The task: Do not repeat pictures. Repeat exactly the lines of the listing below from its first line through the line with "var xTicks = [0, 0.05, 0.10, 0.15, 0.20, 0.25];".

== == ==

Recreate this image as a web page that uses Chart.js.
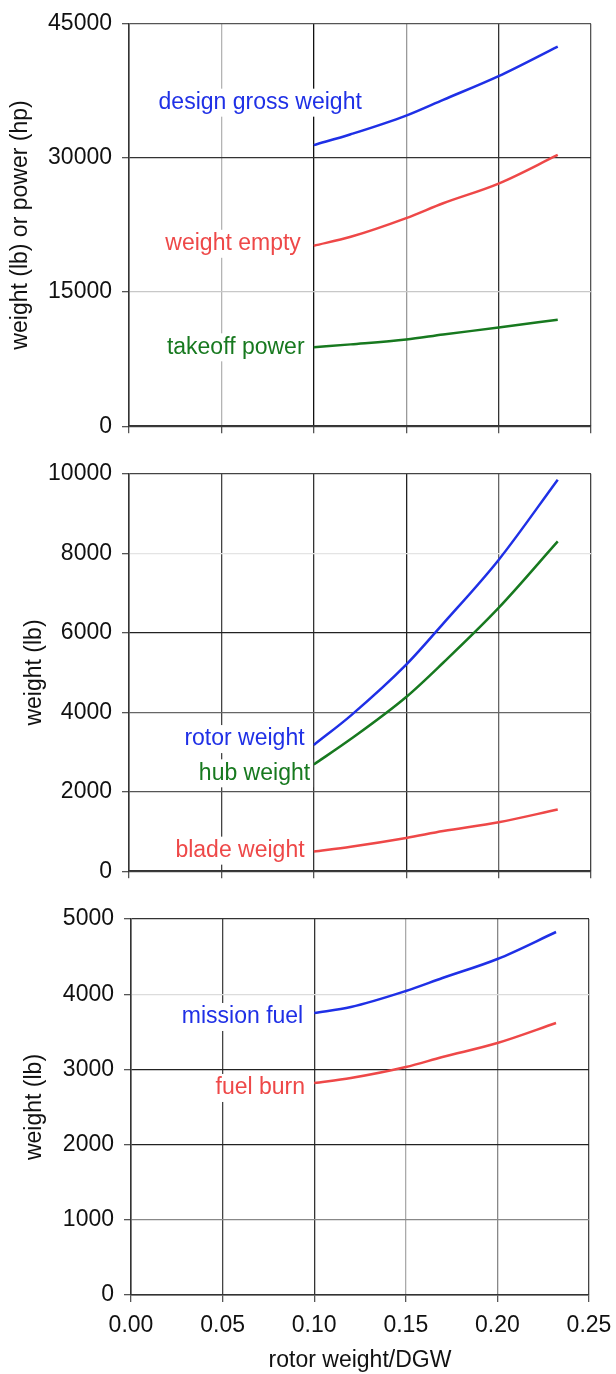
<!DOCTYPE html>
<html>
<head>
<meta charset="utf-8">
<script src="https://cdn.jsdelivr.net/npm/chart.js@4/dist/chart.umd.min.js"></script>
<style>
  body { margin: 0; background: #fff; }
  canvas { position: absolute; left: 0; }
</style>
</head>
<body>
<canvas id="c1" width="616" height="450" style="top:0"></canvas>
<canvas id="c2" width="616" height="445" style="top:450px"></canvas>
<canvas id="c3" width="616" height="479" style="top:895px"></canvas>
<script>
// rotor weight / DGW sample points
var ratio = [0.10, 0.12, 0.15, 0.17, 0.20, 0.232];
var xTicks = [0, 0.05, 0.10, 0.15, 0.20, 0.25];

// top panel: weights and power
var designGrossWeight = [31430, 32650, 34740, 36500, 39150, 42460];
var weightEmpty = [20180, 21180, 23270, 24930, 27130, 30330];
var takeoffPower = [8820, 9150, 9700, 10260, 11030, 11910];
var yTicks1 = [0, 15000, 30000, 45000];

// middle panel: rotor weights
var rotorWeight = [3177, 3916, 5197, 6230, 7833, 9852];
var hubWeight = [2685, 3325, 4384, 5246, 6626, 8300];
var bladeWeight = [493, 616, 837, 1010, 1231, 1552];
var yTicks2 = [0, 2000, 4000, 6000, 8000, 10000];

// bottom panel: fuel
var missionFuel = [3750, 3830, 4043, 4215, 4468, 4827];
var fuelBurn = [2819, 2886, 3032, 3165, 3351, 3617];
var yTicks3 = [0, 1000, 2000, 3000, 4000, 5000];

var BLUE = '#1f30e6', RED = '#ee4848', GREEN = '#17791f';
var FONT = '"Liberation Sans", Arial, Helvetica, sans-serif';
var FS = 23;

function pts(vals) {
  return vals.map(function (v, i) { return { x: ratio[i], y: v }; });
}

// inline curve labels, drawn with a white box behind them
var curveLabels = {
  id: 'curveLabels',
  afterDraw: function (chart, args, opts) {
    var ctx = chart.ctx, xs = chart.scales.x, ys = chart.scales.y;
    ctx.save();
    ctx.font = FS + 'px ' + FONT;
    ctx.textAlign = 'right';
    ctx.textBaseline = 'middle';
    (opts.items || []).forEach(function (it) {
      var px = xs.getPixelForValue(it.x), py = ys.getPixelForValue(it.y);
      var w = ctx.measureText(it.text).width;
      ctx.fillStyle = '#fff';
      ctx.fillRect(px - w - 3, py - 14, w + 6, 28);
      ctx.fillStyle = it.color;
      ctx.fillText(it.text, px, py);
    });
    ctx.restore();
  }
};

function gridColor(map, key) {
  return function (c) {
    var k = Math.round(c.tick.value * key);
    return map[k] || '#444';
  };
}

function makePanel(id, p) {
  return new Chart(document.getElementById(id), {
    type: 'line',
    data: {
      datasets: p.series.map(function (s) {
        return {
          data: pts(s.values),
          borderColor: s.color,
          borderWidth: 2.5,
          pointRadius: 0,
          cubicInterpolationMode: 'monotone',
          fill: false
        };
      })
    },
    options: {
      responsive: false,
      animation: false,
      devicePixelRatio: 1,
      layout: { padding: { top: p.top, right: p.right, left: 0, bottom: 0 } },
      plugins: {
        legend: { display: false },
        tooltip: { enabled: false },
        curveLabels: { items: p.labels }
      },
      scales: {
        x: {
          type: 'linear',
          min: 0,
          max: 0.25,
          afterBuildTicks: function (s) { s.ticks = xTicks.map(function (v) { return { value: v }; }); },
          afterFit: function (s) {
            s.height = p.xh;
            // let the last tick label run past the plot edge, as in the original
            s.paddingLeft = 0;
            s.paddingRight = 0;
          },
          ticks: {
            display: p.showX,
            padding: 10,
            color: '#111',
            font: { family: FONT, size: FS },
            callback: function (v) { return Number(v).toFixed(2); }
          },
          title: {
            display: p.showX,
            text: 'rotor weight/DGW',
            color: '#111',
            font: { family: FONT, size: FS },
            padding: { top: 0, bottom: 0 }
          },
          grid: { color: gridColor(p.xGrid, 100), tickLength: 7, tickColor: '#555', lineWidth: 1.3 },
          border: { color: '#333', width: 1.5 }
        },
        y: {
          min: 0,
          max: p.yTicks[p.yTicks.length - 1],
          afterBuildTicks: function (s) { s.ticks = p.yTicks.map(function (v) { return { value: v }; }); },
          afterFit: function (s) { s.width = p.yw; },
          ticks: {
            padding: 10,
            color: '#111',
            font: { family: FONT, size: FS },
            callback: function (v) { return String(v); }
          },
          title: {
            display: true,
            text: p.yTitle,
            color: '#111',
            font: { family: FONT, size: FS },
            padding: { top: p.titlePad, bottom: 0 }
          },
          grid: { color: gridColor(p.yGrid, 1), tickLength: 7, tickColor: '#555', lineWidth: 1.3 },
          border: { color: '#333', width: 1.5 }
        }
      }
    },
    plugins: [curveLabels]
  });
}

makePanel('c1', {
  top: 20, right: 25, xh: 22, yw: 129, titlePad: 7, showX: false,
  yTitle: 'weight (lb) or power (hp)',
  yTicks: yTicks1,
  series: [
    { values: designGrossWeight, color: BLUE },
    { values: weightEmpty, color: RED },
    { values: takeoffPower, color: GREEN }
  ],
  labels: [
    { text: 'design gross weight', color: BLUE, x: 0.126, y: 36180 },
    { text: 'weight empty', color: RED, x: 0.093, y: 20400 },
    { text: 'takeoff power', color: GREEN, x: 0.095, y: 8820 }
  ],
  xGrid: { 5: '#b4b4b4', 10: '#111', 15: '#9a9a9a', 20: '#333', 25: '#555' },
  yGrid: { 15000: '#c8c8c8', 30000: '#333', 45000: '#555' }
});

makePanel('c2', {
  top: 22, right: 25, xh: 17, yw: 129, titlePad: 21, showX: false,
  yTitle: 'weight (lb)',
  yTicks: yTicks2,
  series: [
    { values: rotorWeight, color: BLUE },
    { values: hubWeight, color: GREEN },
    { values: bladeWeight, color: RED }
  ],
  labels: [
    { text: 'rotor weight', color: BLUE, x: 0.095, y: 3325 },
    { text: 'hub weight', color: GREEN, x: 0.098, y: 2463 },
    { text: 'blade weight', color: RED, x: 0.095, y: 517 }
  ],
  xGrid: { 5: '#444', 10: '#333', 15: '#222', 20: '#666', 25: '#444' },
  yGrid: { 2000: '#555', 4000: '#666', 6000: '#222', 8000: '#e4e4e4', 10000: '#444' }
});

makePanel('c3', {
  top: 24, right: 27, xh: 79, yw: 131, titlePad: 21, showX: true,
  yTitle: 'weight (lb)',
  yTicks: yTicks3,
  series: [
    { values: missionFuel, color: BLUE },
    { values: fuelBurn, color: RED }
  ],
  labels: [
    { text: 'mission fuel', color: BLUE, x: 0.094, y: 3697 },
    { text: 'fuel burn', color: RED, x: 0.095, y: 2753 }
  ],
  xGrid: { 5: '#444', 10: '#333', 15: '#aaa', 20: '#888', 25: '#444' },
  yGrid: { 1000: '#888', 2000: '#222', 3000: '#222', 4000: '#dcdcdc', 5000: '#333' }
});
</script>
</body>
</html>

== == ==

Task output:
Recreate this image as a web page that uses Chart.js.
<!DOCTYPE html>
<html>
<head>
<meta charset="utf-8">
<script src="https://cdn.jsdelivr.net/npm/chart.js@4/dist/chart.umd.min.js"></script>
<style>
  body { margin: 0; background: #fff; }
  canvas { position: absolute; left: 0; }
</style>
</head>
<body>
<canvas id="c1" width="616" height="450" style="top:0"></canvas>
<canvas id="c2" width="616" height="445" style="top:450px"></canvas>
<canvas id="c3" width="616" height="479" style="top:895px"></canvas>
<script>
// rotor weight / DGW sample points
var ratio = [0.10, 0.12, 0.15, 0.17, 0.20, 0.232];
var xTicks = [0, 0.05, 0.10, 0.15, 0.20, 0.25];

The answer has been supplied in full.